The slight appeal in her voice left Joe speechless and searching for an answer she could believe in.

But before he could flounder into a comforting formula, Dorcas rallied and decided to take a positive line: ‘Anyway, my mother showed a bit of spirit and—’ she gurgled—‘having been accused of the theft of Granny’s best pearls anyway—she took them! Made off with them and sold them in Paris. The money tided her over until she found employment in a hotel kitchen.

‘After the war, she went back to her home and was taken in again by her parents. She married a man, a local man who’d been wounded in the war, and they had two sons before he died. Her cooking skills were well regarded and when she was widowed and penniless again, the lord gave her a job in the kitchens at Silmont.’

‘She must have been mortified to catch sight of Orlando on the other side of the red baize door!’ said Joe.

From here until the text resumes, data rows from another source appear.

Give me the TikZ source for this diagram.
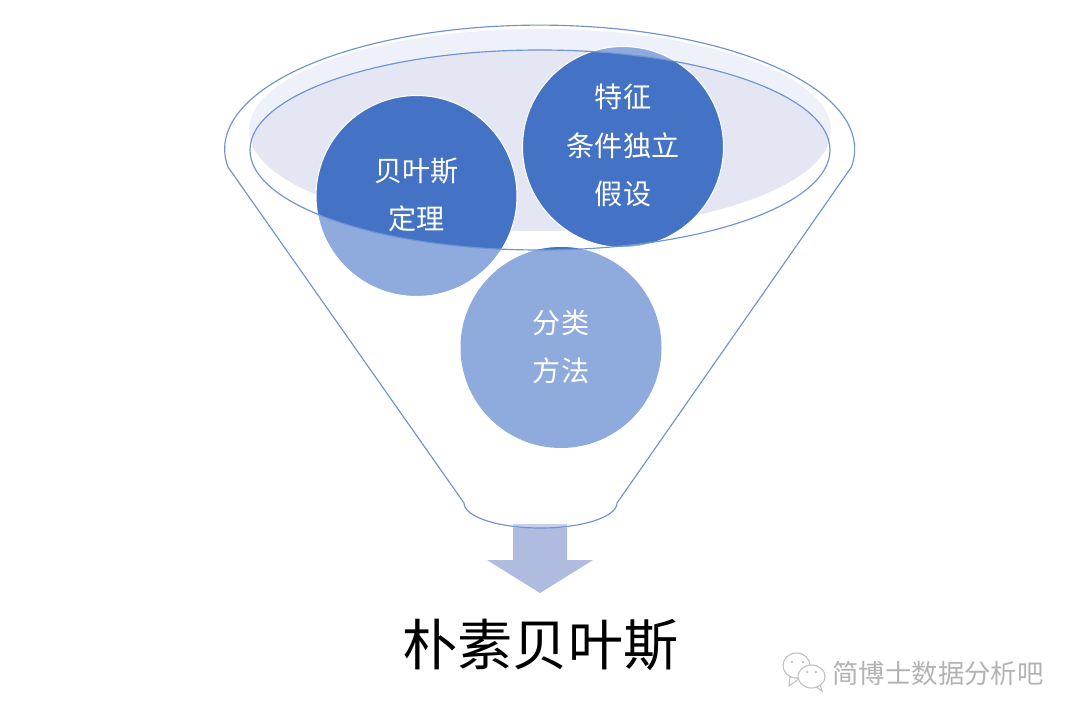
\documentclass[tikz,border=0pt]{standalone}
\usepackage{xcolor}
\usepackage{fontspec}
\setmainfont{Noto Sans CJK SC}
\usetikzlibrary{shapes.geometric}
\definecolor{funnelline}{HTML}{6F93D3}
\definecolor{darkball}{HTML}{4472C4}
\definecolor{lightball}{HTML}{8FAADC}
\definecolor{rimfill}{HTML}{EEF1F9}
\definecolor{mouthfill}{HTML}{E4E7F3}
\definecolor{arrowfill}{HTML}{AFBBDF}
\definecolor{stubfill}{HTML}{C6D0E9}

\begin{document}
\begin{tikzpicture}[
    balltext/.style={text=white, align=center, font=\fontsize{8}{13.8}\selectfont},
    rim/.style={draw=funnelline, line width=0.33pt},
    bubble/.style={shape=ellipse, draw=black!25, fill=white, line width=0.3pt, inner sep=0pt},
    tail/.style={draw=black!25, fill=white, line width=0.3pt},
    eye/.style={fill=black!30}]
    \useasboundingbox (0,0) rectangle (10.8,7.21);

    % filled mouth of the funnel
    \fill[rimfill] (5.40,5.91) ellipse [x radius=2.91, y radius=1.01];
    \begin{scope}
      \clip (5.40,5.71) ellipse [x radius=2.90, y radius=1.00];
      \fill[mouthfill] (5.40,5.91) ellipse [x radius=2.91, y radius=1.01];
    \end{scope}

    % the three balls, darker where they lie inside the mouth
    \fill[lightball] (4.165,5.25) circle (1.005);
    \fill[lightball] (6.23,5.74) circle (1.005);
    \fill[lightball] (5.61,3.735) circle (1.005);
    \begin{scope}
      \clip (5.40,5.71) ellipse [x radius=2.90, y radius=1.00];
      \fill[darkball] (4.165,5.25) circle (1.005);
      \fill[darkball] (6.23,5.74) circle (1.005);
      \fill[darkball] (5.61,3.735) circle (1.005);
    \end{scope}
    \draw[white, line width=0.3pt] (4.165,5.25) circle (1.005);
    \draw[white, line width=0.3pt] (6.23,5.74) circle (1.005);

    \node[balltext] (bayes) at (4.165,5.26) {贝叶斯\\定理};
    \node[balltext] (feature) at (6.23,5.755) {特征\\条件独立\\假设};
    \node[balltext] (method) at (5.61,3.74) {分类\\方法};

    % arrow out of the funnel
    \fill[arrowfill] (5.13,1.93) -- (5.67,1.93) -- (5.67,1.61) -- (5.93,1.61)
      -- (5.40,1.28) -- (4.87,1.61) -- (5.13,1.61) -- cycle;
    \fill[stubfill] (5.13,1.97) rectangle (5.67,1.93);

    % funnel outline
    \draw[rim] (5.40,5.71) ellipse [x radius=2.90, y radius=1.00];
    \draw[rim] (2.28,5.54) arc [start angle=188.3, end angle=-8.3, x radius=3.15, y radius=1.24]
      -- (6.17,2.18) arc [start angle=0, end angle=-180, x radius=0.765, y radius=0.25] -- cycle;

    \node[font=\fontsize{15.7}{18}\selectfont] (title) at (5.405,0.76) {朴素贝叶斯};

    % watermark
    \draw[tail] (7.90,0.44) -- (7.89,0.35) -- (8.00,0.43) -- cycle;
    \draw[tail] (8.15,0.35) -- (8.22,0.30) -- (8.20,0.37) -- cycle;
    \node[bubble, minimum width=0.27cm, minimum height=0.25cm] (chatleft) at (7.965,0.555) {};
    \node[bubble, minimum width=0.27cm, minimum height=0.23cm] (chatright) at (8.115,0.445) {};
    \fill[eye] (7.92,0.59) circle (0.012) (8.03,0.59) circle (0.012);
    \fill[eye] (8.07,0.49) circle (0.012) (8.16,0.49) circle (0.012);
    \node[font=\fontsize{7.5}{9}\selectfont, text=black!30] (mark) at (9.38,0.48) {简博士数据分析吧};
  \end{tikzpicture}
\end{document}
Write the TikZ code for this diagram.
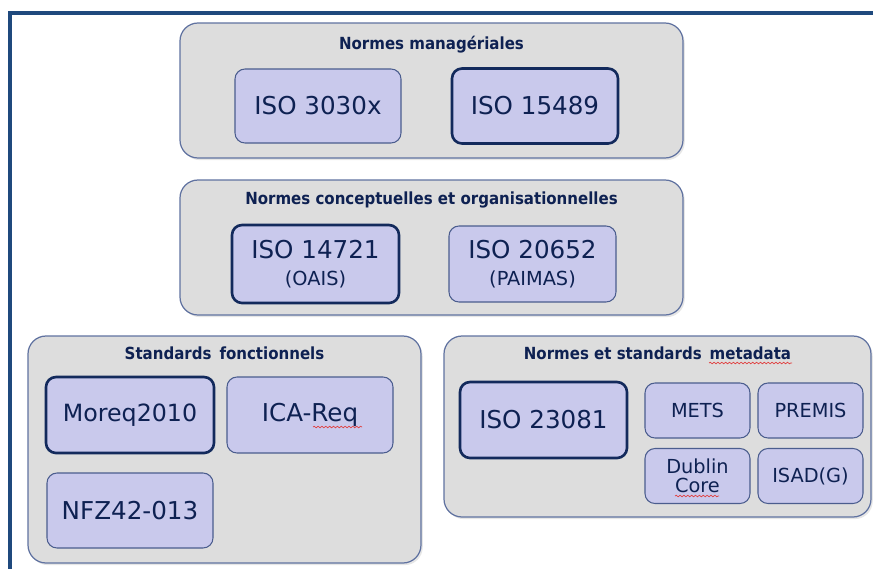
\documentclass[tikz,border=0pt]{standalone}
\usepackage{fontspec}
\setmainfont{DejaVu Sans}
\newfontfamily\titlefont{DejaVu Sans Condensed}
\usetikzlibrary{positioning,shadows,decorations.pathmorphing}

\definecolor{framecol}{HTML}{1F497D}
\definecolor{groupfill}{HTML}{DDDDDD}
\definecolor{groupline}{HTML}{6072A0}
\definecolor{boxfill}{HTML}{C9C9EC}
\definecolor{boxline}{HTML}{4B5D8E}
\definecolor{boxthick}{HTML}{132A5C}
\definecolor{inktext}{HTML}{0E2152}
\definecolor{spellred}{HTML}{E04040}

\def\px{0.02cm}

\begin{document}
\begin{tikzpicture}[x=\px, y=-\px, text=inktext]
        \tikzstyle{group}=[draw=groupline, fill=groupfill, rounded corners=0.36cm, line width=0.7pt, inner sep=0pt,
            drop shadow={opacity=0.2, shadow xshift=1pt, shadow yshift=-1.2pt}]
        \tikzstyle{grouptitle}=[font=\titlefont\bfseries\fontsize{9.5}{11}\selectfont, inner sep=0pt]
        \tikzstyle{std}=[draw=boxline, fill=boxfill, rounded corners=0.2cm, line width=0.6pt, inner sep=0pt,
            align=center, font=\fontsize{14}{16}\selectfont]
        \tikzstyle{keystd}=[std, draw=boxthick, line width=1.5pt]
        \tikzstyle{smallstd}=[std, font=\fontsize{11}{13}\selectfont, minimum width=105*\px, minimum height=55*\px]
        \tikzstyle{spell}=[spellred, line width=0.4pt, decorate, decoration={snake, amplitude=0.45pt, segment length=2.2pt}]

        \useasboundingbox (0,0) rectangle (873,569);

        % slide frame
        \coordinate (frame-corner) at (10,13);
        \draw[framecol, line width=2.1pt] (frame-corner -| 873,0) -- (frame-corner) -- (frame-corner |- 0,569);

        % the four groups
        \node[group, minimum width=503*\px, minimum height=135*\px] (G-mgmt) at (431.5,90.5) {};
        \node[group, minimum width=503*\px, minimum height=135*\px] (G-concept) at (431.5,247.5) {};
        \node[group, minimum width=393*\px, minimum height=227*\px] (G-func) at (224.5,449.5) {};
        \node[group, minimum width=427*\px, minimum height=181*\px] (G-meta) at (657.5,426.5) {};

        \node[grouptitle, below=13*\px of G-mgmt.north] (T-mgmt) {Normes managériales};
        \node[grouptitle, below=12*\px of G-concept.north] (T-concept) {Normes conceptuelles et organisationnelles};
        \node[grouptitle, below=11*\px of G-func.north] (T-func) {Standards\, fonctionnels};
        \node[grouptitle, below=11*\px of G-meta.north] (T-meta) {Normes et standards\, metadata};

        % Normes manageriales
        \node[std, minimum width=166*\px, minimum height=74*\px] (S-30300) at (318,106) {ISO 3030x};
        \node[keystd, minimum width=166*\px, minimum height=75*\px] (S-15489) at (535,106) {ISO 15489};

        % Normes conceptuelles
        \node[keystd, minimum width=167*\px, minimum height=78*\px] (S-14721) at (315.5,264)
            {ISO 14721\\[-0.5pt]{\fontsize{11}{13}\selectfont (OAIS)}};
        \node[std, minimum width=167*\px, minimum height=76*\px] (S-20652) at (532.5,264)
            {ISO 20652\\[-0.5pt]{\fontsize{11}{13}\selectfont (PAIMAS)}};

        % Standards fonctionnels
        \node[keystd, minimum width=168*\px, minimum height=76*\px, font=\fontsize{13.5}{16}\selectfont] (S-moreq) at (130,415) {Moreq2010};
        \node[std, minimum width=166*\px, minimum height=76*\px] (S-icareq) at (310,415) {ICA-Req};
        \node[std, minimum width=166*\px, minimum height=75*\px] (S-nfz) at (130,510.5) {NFZ42-013};

        % Normes metadata
        \node[keystd, minimum width=167*\px, minimum height=76*\px] (S-23081) at (543.5,420) {ISO 23081};
        \foreach \name/\x/\y/\txt in {mets/697.5/410.5/METS, premis/810.5/410.5/PREMIS,
                dc/697.5/476/{Dublin\\[-2pt]Core}, isad/810.5/476/ISAD(G)}
            \node[smallstd] (S-\name) at (\x,\y) {\txt};

        % spell check marks
        \draw[spell] (313,427) -- (362,427);
        \draw[spell] (709,363) -- (792,363);
        \draw[spell] (675,496) -- (719,496);
\end{tikzpicture}
\end{document}
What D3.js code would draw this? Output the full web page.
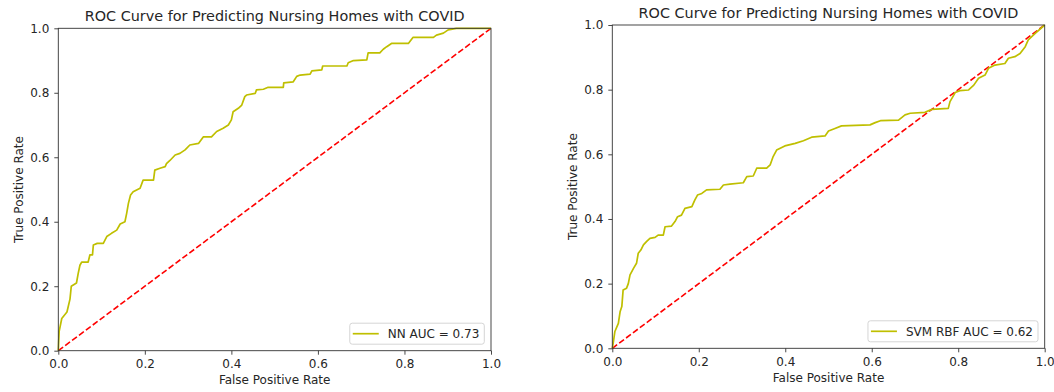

‘Yes. That’s why she was so insistent no one should ever pass through it. And when you burst in regardless and announced you were an English copper—well, you can imagine the turmoil! She still expects a hand on her shoulder demanding the return of those pearls!’

‘Poor Marie-Jeanne! And I shocked her a second time, turning up with you in the kitchens. She was so overcome—now I realize at the sight of you, Dorcas—she collapsed. But she managed to recover herself pretty quickly. It must have been a trying time for the poor woman. Still, I think we came to an understanding, Marie-Jeanne and I.’

‘I think she rather liked you … Now listen, Joe! I’m telling you all this so you’ll see how important it is to me that you don’t get drunk and reveal all to Orlando. He’s as dear to me as any real father. I don’t want to distress him. And it would curdle things, cause mistrust, if he suspected I thought of him as anything other than my father. He’d be forever thinking I was about to run off on another wild-goose chase, looking for my own flesh and blood. Well, I’m not! I’ve decided flesh and blood’s overrated. Look at the trouble it caused at Silmont! I love the Dalberts but I knew when it was time to come home. To Orlando, Nanny Tilling, Yallop, Auntie Lydia. To the people I’ve chosen to love and who care for me. I think a child’s character is formed by the people around her, the loving faces she sees every day. She inherits their morals, their language, their physical gestures.’